[begin INFORMATION SUPPLIED]
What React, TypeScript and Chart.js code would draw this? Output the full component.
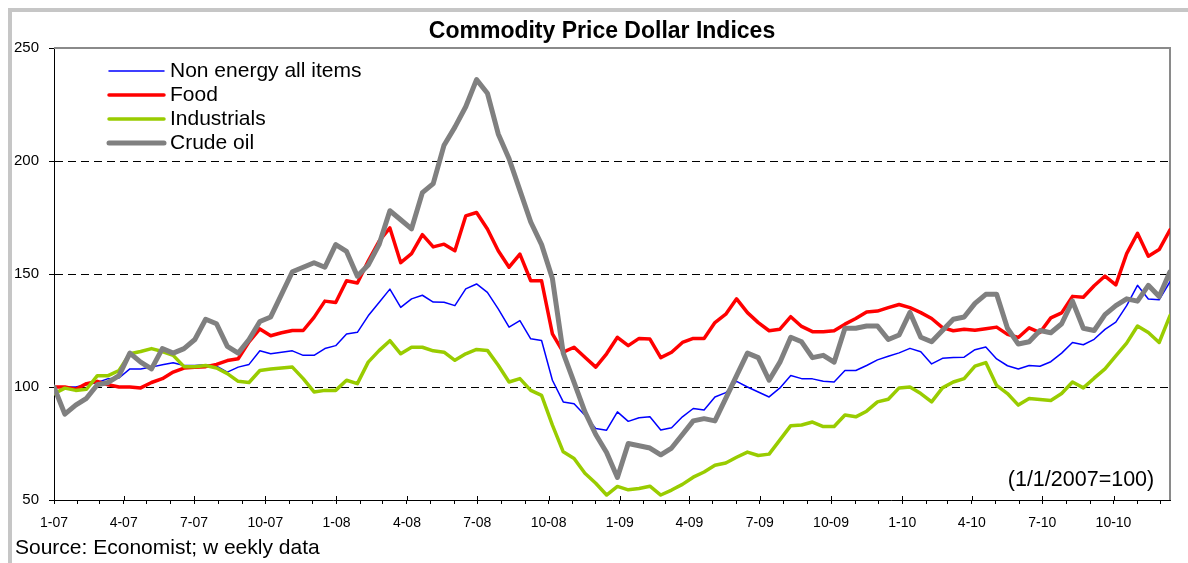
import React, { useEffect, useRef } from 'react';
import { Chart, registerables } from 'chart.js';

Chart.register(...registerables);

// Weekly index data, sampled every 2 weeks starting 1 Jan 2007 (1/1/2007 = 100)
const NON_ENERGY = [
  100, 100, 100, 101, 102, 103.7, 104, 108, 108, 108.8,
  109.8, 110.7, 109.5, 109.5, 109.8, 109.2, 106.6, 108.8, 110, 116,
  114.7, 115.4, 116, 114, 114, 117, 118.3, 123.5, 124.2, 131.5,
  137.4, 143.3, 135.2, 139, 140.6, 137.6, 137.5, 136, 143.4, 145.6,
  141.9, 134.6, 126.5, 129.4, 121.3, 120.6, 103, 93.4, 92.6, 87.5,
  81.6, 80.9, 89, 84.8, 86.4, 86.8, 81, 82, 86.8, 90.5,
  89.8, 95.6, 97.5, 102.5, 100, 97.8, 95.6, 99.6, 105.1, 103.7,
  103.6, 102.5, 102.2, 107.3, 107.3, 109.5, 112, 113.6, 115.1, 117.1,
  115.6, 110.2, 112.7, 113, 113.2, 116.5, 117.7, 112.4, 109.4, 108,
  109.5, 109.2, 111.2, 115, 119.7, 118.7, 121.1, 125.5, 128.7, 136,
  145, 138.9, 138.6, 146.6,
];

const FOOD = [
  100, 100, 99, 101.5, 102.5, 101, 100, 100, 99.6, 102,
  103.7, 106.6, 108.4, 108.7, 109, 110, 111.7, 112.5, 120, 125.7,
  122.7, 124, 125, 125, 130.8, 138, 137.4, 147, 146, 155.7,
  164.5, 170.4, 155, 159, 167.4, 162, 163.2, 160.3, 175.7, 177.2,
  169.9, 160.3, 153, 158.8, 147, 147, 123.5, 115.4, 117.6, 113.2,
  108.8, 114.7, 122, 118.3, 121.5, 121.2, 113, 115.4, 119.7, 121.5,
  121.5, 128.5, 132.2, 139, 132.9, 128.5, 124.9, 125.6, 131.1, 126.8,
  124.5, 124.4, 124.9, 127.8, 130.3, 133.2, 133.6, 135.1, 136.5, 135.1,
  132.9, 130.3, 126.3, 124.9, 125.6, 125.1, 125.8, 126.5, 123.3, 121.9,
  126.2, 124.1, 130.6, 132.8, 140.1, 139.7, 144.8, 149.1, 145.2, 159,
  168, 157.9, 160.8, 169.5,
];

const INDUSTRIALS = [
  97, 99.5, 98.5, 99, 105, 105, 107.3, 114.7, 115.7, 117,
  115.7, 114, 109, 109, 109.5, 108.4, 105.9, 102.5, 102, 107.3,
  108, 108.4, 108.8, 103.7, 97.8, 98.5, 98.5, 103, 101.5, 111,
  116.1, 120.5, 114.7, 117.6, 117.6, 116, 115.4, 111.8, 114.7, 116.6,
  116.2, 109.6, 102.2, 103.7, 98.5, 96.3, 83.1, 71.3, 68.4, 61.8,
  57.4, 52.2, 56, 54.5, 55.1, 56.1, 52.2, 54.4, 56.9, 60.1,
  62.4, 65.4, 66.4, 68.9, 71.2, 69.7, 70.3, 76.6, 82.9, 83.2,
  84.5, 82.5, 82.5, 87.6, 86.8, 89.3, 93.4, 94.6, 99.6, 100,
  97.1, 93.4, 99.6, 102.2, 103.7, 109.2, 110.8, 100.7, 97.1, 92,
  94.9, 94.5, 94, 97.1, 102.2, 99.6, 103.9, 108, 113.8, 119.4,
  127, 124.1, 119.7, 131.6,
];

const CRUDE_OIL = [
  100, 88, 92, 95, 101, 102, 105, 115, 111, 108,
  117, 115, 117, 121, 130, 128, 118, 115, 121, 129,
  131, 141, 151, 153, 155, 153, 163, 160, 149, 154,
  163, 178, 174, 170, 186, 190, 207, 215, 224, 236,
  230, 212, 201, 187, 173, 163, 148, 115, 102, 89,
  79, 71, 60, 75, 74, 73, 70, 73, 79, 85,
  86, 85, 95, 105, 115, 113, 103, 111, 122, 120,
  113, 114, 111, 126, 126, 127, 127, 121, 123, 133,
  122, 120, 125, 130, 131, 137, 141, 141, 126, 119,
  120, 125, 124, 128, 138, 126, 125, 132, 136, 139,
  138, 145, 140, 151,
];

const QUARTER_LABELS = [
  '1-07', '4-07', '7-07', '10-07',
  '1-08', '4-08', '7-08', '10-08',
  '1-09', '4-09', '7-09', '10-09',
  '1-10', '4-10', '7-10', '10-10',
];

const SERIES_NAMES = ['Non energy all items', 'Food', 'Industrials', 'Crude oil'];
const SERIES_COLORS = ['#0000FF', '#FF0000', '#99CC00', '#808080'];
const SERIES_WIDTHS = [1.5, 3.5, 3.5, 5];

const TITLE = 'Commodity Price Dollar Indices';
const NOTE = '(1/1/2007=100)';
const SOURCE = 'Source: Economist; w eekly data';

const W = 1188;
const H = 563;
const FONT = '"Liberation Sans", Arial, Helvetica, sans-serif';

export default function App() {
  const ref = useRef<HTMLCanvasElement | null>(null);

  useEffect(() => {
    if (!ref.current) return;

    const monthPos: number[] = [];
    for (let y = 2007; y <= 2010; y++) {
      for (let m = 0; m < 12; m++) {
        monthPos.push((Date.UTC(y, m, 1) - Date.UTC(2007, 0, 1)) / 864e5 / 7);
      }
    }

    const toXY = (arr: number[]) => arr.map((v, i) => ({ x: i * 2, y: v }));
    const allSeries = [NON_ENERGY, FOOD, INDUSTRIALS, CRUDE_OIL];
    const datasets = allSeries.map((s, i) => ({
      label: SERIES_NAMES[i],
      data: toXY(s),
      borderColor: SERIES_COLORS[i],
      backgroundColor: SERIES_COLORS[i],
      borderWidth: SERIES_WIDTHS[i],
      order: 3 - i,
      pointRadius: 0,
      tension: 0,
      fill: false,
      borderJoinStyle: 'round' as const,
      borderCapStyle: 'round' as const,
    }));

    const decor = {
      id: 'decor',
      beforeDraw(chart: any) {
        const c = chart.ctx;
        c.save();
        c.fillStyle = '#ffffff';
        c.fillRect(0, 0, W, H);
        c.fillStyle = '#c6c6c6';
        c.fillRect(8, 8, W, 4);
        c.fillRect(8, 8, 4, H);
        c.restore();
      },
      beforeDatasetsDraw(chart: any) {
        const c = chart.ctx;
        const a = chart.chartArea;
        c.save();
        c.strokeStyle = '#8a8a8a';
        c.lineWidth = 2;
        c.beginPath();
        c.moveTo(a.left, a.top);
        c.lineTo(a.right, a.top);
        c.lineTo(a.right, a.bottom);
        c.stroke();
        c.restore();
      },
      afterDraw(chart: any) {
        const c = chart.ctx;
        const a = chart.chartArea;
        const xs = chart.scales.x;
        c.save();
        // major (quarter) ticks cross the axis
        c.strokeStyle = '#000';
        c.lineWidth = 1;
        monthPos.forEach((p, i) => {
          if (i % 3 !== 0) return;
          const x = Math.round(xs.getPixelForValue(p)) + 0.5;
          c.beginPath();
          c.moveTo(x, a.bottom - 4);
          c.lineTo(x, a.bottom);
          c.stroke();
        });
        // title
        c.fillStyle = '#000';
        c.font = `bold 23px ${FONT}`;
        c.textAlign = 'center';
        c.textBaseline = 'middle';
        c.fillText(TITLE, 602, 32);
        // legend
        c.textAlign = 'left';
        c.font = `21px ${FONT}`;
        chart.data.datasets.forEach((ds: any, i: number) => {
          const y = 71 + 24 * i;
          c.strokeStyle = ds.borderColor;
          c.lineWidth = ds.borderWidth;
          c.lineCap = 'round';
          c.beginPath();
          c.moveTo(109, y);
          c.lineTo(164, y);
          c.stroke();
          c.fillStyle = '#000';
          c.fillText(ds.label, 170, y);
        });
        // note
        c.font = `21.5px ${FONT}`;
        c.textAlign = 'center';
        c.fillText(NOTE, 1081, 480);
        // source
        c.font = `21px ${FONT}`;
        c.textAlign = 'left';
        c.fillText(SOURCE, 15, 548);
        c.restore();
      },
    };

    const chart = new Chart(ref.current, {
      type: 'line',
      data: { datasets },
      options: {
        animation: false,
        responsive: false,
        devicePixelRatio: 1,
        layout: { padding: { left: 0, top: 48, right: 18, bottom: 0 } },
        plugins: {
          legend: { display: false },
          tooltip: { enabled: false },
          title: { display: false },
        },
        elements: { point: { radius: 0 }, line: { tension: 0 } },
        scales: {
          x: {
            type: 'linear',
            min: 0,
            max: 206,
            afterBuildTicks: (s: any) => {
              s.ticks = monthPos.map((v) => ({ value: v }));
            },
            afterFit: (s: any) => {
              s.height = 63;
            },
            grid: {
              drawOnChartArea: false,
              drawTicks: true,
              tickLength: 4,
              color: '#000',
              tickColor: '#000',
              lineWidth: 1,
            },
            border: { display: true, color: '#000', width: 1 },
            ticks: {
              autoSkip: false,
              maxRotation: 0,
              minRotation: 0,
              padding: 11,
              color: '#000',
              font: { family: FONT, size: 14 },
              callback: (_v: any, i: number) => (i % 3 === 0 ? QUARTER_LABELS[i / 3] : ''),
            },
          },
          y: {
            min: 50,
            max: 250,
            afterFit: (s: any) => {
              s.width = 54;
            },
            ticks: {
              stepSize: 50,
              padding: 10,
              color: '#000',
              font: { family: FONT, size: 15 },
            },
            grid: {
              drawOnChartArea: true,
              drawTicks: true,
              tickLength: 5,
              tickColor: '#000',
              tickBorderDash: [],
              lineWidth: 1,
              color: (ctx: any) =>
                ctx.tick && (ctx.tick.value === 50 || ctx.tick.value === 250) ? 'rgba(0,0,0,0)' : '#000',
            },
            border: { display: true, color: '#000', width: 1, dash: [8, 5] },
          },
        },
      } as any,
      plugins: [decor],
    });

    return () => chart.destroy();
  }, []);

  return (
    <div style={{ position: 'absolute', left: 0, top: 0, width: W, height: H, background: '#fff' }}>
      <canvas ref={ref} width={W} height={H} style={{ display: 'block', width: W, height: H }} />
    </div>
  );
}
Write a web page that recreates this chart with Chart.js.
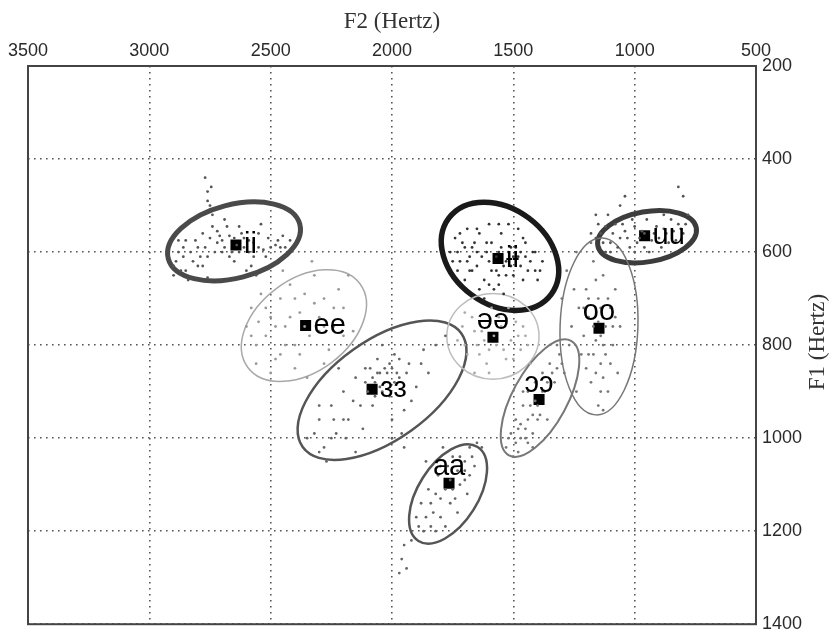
[end INFORMATION SUPPLIED]
**GIVEN PROBLEM**
Restate word for word only the lines from where the entries begin through the one with "Chart.register(...registerables);"; omit the pictures.

**SOLUTION BELOW**
What React, TypeScript and Chart.js code would draw this? Output the full component.
import React, { useEffect, useRef } from 'react';
import { Chart, registerables } from 'chart.js';

Chart.register(...registerables);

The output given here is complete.